There isn’t much that gives the mothers of long-missing local children hope — but the escape of three young women held captive for about a decade in Cleveland is one of them.
Both Crystal Dunahee and Jocelan Adkens said the discovery of kidnapping victims held since their teens leaves open the possibility that Michael Dunahee, missing for 22 years, and Jesokah Adkens, missing for 12 years, might one day be found alive.
That’s why Adkens has never left the Sooke home where Jesokah, then 17, lived until she was last seen at a bus stop at Saseenos Elementary School on Sooke Road at about 9:30 p.m. on Sept. 26, 2001.
“I’ve never moved — I always have visions of her walking down the driveway,” said Adkens, whose daughter’s 29th birthday was May 1.
Stories such as the Cleveland case help bolster the hope she still holds out, although “reality tells me otherwise,” she said. “She’s always on my mind anyway.”
Dunahee, whose son Michael was only four when he disappeared from the playing field at Blanshard Elementary School on March 24, 1991 — leading to one of the largest police investigations in Canadian history — said she’s happy for the families in Cleveland that have their children back. “They’ve got a long road to recovery, for sure.”
The worst, she said, is the “not knowing, not having the answers.”
Shelley Fillipoff, the Ontario-based mother of Emma Fillipoff, 26, a trained chef who disappeared from downtown Victoria last November, said she is “profoundly happy” for the families in Cleveland but saddened that one of their mothers did not live to see it. “I said to my best friend, ‘She probably died of stress.’ ”
“I know what they would have been going through and after 10 years, I don’t think you would ever expect to see your child,” said Fillipoff, who spent about two months in Victoria hunting for Emma, and passing out posters to mail carriers, street cleaners and bus drivers.

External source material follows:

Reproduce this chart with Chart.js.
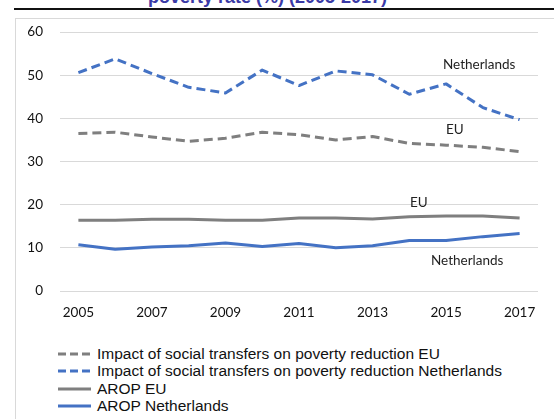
<!DOCTYPE html>
<html>
<head>
<meta charset="utf-8">
<script src="https://cdn.jsdelivr.net/npm/chart.js@4"></script>
<style>
  html, body { margin:0; padding:0; width:554px; height:419px; overflow:hidden; background:#fff; }
  #title { position:absolute; left:0; width:535px; top:-13px; line-height:20px; text-align:center; font-weight:bold; font-size:18px; font-family:"Liberation Sans", Arial, sans-serif; color:#3a3aa6; white-space:nowrap; }
  #rule { position:absolute; left:14px; top:8px; width:540px; height:2px; background:#111; }
  #box { position:absolute; left:15px; top:18px; width:560px; height:420px; border-left:1px solid #d9d9d9; border-top:1px solid #d9d9d9; }
  #c { position:absolute; left:15px; top:7px; }
  .ann { position:absolute; font:13.5px Lato, sans-serif; color:#222; white-space:nowrap; transform:translateY(-50%); }
  #legend { position:absolute; left:58px; top:345px; font:15.5px "Liberation Sans", Arial, sans-serif; color:#111; }
  .li { height:17.5px; display:flex; align-items:center; white-space:nowrap; }
  .li svg { margin-right:6px; }
</style>
</head>
<body>
<div id="title">poverty rate (%) (2005-2017)</div>
<div id="rule"></div>
<div id="box"></div>
<canvas id="c" width="539" height="314"></canvas>
<div class="ann" style="left:443px; top:64px;">Netherlands</div>
<div class="ann" style="left:446px; top:129px;">EU</div>
<div class="ann" style="left:410px; top:202px;">EU</div>
<div class="ann" style="left:431px; top:260px;">Netherlands</div>
<div id="legend"></div>
<script>
const years = ['2005','2006','2007','2008','2009','2010','2011','2012','2013','2014','2015','2016','2017'];
const impactEU = [36.5, 36.8, 35.7, 34.7, 35.4, 36.8, 36.2, 35.0, 35.8, 34.2, 33.8, 33.3, 32.3];
const impactNL = [50.6, 53.8, 50.4, 47.2, 45.9, 51.2, 47.6, 51.0, 50.1, 45.6, 48.0, 42.5, 39.7];
const aropEU = [16.4, 16.4, 16.6, 16.6, 16.4, 16.4, 16.9, 16.9, 16.7, 17.2, 17.4, 17.4, 16.9];
const aropNL = [10.7, 9.7, 10.2, 10.5, 11.1, 10.3, 11.0, 10.0, 10.5, 11.7, 11.7, 12.6, 13.3];
const yTicks = [0, 10, 20, 30, 40, 50, 60];
const legendLabels = ['Impact of social transfers on poverty reduction EU','Impact of social transfers on poverty reduction Netherlands','AROP EU','AROP Netherlands'];

const GRAY = '#7f7f7f', BLUE = '#4472c4';
const datasets = [
  { label: legendLabels[0], data: impactEU, borderColor: GRAY, borderDash:[9,5], borderWidth:3 },
  { label: legendLabels[1], data: impactNL, borderColor: BLUE, borderDash:[9,5], borderWidth:3 },
  { label: legendLabels[2], data: aropEU, borderColor: GRAY, borderWidth:3 },
  { label: legendLabels[3], data: aropNL, borderColor: BLUE, borderWidth:3 }
].map(d => Object.assign(d, { fill:false, tension:0, pointRadius:0, borderCapStyle:'butt', borderJoinStyle:'round' }));

new Chart(document.getElementById('c'), {
  type: 'line',
  data: { labels: years, datasets },
  options: {
    responsive: false, animation: false, devicePixelRatio: 1,
    layout: { padding: { top: 0, right: 16, left: 0, bottom: 0 } },
    plugins: { legend: { display:false }, tooltip: { enabled:false } },
    scales: {
      x: {
        offset: true,
        grid: { display:false, drawTicks:false },
        border: { display:false },
        ticks: { autoSkip:false, maxRotation:0, padding:14, color:'#111', font:{ family:'Lato', size:13.5 },
                 callback: function(v, i) { return i % 2 === 0 ? years[i] : ''; } },
        afterFit: s => { s.height = 30; }
      },
      y: {
        min: 0, max: 60,
        afterBuildTicks: s => { s.ticks = yTicks.map(v => ({ value: v })); },
        grid: { color:'#d9d9d9', lineWidth:1, drawTicks:false },
        border: { display:false },
        ticks: { padding:17, color:'#111', font:{ family:'Lato', size:13.5 } },
        afterFit: s => { s.width = 45; }
      }
    }
  }
});

const lg = document.getElementById('legend');
datasets.forEach(d => {
  const row = document.createElement('div'); row.className = 'li';
  const dash = d.borderDash ? 'stroke-dasharray="8 4"' : '';
  row.innerHTML = '<svg width="33" height="6"><line x1="0" y1="3" x2="33" y2="3" stroke="' + d.borderColor + '" stroke-width="3" ' + dash + '/></svg><span>' + d.label + '</span>';
  lg.appendChild(row);
});
</script>
</body>
</html>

“It sickens me to think that those girls were missing for 10 years and that nobody could find them.” In the end, one of the young women, with the help of a neighbour who heard her cry for help, initiated the escape.
Knowing your neighbours well is one of the best crime-fighting tools, said Victoria Police Const. Mike Russell. “That can help solve more crime and prevent more crime than we can ever hope to do just as a department.”
The smallest things lead to breaks in cases, he added, whether it’s a missing person, someone storing stolen property or running a grow-op. “We get paid to come out and investigate these things. Don’t be reluctant to call.”
Investigators have had no further tips on Emma’s disappearance, Russell said Tuesday.
Shelley arrived in Victoria Nov. 28 just a few hours after Emma spent 45 minutes talking to two police officers in a cruiser across from the Fairmont Empress Hotel. She walked away at 8 p.m. and was reported as talking to people on Blanshard and Burdett streets a short time later, but by midnight, she was deemed missing.